Right. In other words, OP does want to do something for the kid's birthday -- and wants to exclude the ILs from it. How nice of her.
Anonymous
Post 06/14/2025 07:57     Subject: In-laws upset they can't visit ON grandchild's birthday

Anonymous wrote:There is nothing you can do. Accept they will be upset, and invite them with good spirits when it's convenient. Their hurt feelings are on them. It's your kids' birthday, not theirs


This. Their hurt feelings are their own to deal with. Just talk matter of factly about when you are able to host them. But don’t be upset about them being upset. Just move on.
Anonymous
Post 06/14/2025 07:41     Subject: In-laws upset they can't visit ON grandchild's birthday

Man, even my kids in elementary school understand that you don't always celebrate a birthday ON the day because of school, work, holidays, etc. Also, scheduling celebrations on other days = more days of birthday!
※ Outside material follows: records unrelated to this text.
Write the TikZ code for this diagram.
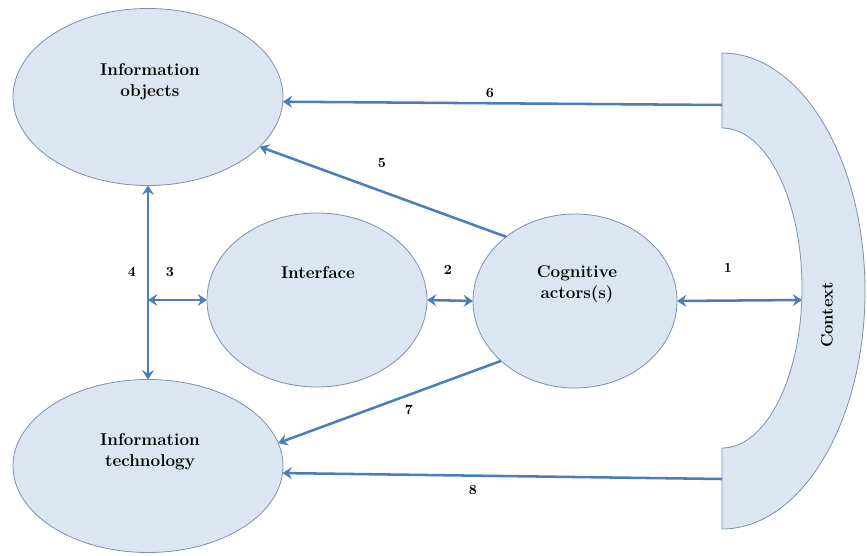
\documentclass[tikz,border=0pt]{standalone}
\usetikzlibrary{shapes.geometric,arrows.meta}
\definecolor{boxfill}{RGB}{220,230,242}
\definecolor{boxline}{RGB}{125,144,170}
\definecolor{arrowblue}{RGB}{74,126,187}
\begin{document}
\begin{tikzpicture}[x=0.75pt,y=-0.75pt,
  blob/.style={ellipse,draw=boxline,line width=0.6pt,fill=boxfill,inner sep=0pt,outer sep=0pt},
  maintext/.style={align=center,font=\fontsize{12.8}{15.5}\selectfont\bfseries,inner sep=0pt},
  numlabel/.style={font=\fontsize{10.5}{12}\selectfont\bfseries,inner sep=0pt},
  conn/.style={draw=arrowblue,line width=1.9pt},
  tip/.style={-{Stealth[length=7pt,width=9pt,inset=2.5pt]}},
  bothtips/.style={{Stealth[length=7pt,width=9pt,inset=2.5pt]}-{Stealth[length=7pt,width=9pt,inset=2.5pt]}}]
\useasboundingbox (0,0) rectangle (867,556);

% context shape
\path[draw=boxline,line width=0.6pt,fill=boxfill]
  (722,53) arc[start angle=90,end angle=-90,x radius=107.25pt,y radius=178.5pt]
  -- (722,448)
  arc[start angle=-90,end angle=90,x radius=60pt,y radius=120pt]
  -- cycle;
\node[maintext,rotate=90,font=\fontsize{12.5}{14}\selectfont\bfseries] (tctx) at (827,315) {Context};

% ellipses
\node[blob,minimum width=202.5pt,minimum height=132.75pt] (io) at (148,97) {};
\node[blob,minimum width=202.5pt,minimum height=129.75pt] (it) at (148,466) {};
\node[blob,minimum width=165pt,minimum height=130.5pt] (iface) at (317,300) {};
\node[blob,minimum width=153pt,minimum height=130.5pt] (cog) at (575,301) {};

\node[maintext] (tio) at (150,82) {Information\\objects};
\node[maintext] (tit) at (150,452) {Information\\technology};
\node[maintext] (tiface) at (318,273) {Interface};
\node[maintext] (tcog) at (577,284) {Cognitive\\actors(s)};

% connector end points on the context shape
\coordinate (c1) at (802,300);
\coordinate (c6) at (722,105);
\coordinate (c8) at (722,479);
\coordinate (j3) at (148,300);

% connectors
\draw[conn,bothtips] (cog.east) -- (c1);
\draw[conn,bothtips] (iface.east) -- (cog.west);
\draw[conn,bothtips] (j3) -- (iface.west);
\draw[conn,bothtips] (io.south) -- (it.north);
\draw[conn,tip] (cog.137.5) -- (io.-24);
\draw[conn,tip] (c6) -- (io.-2);
\draw[conn,tip] (cog.219.4) -- (it.10.7);
\draw[conn,tip] (c8) -- (it.-3.3);

% labels
\node[numlabel] (l1) at (728,268) {1};
\node[numlabel] (l2) at (448,270) {2};
\node[numlabel] (l3) at (170,272) {3};
\node[numlabel] (l4) at (132,272) {4};
\node[numlabel] (l5) at (382,163) {5};
\node[numlabel] (l6) at (490,93) {6};
\node[numlabel] (l7) at (409,410) {7};
\node[numlabel] (l8) at (473,490) {8};
\end{tikzpicture}
\end{document}
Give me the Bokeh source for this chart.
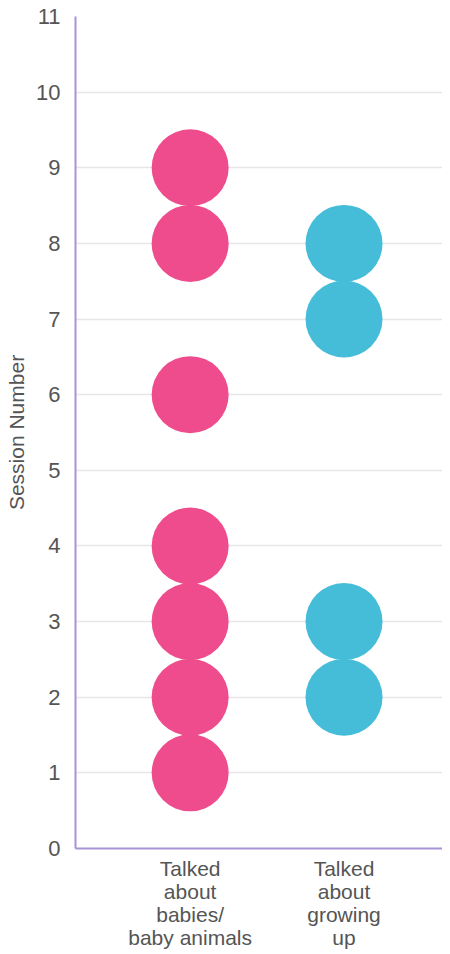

I would have no patience for grandparents being this precious about a specific date.
Anonymous
Post 06/13/2025 22:51     Subject: In-laws upset they can't visit ON grandchild's birthday

Anonymous wrote:
Anonymous wrote:Invite them to a family dinner at a casual restaurant, but say unfortunately you can’t host overnight guests, but there’s a Microtel nearby and you’d be happy to have them over for muffins and coffee the next morning at your house before they hit the road.

There; they’re invited, but you are making it clear you can’t host them overnight. Up to them whether they accept a perfectly nice invitation.

I would not do this. This is unnecessarily passive aggressive


DP and what?! No it's not. It's an invitation to two events for the grandkid's birthday and being clear about your boundaries.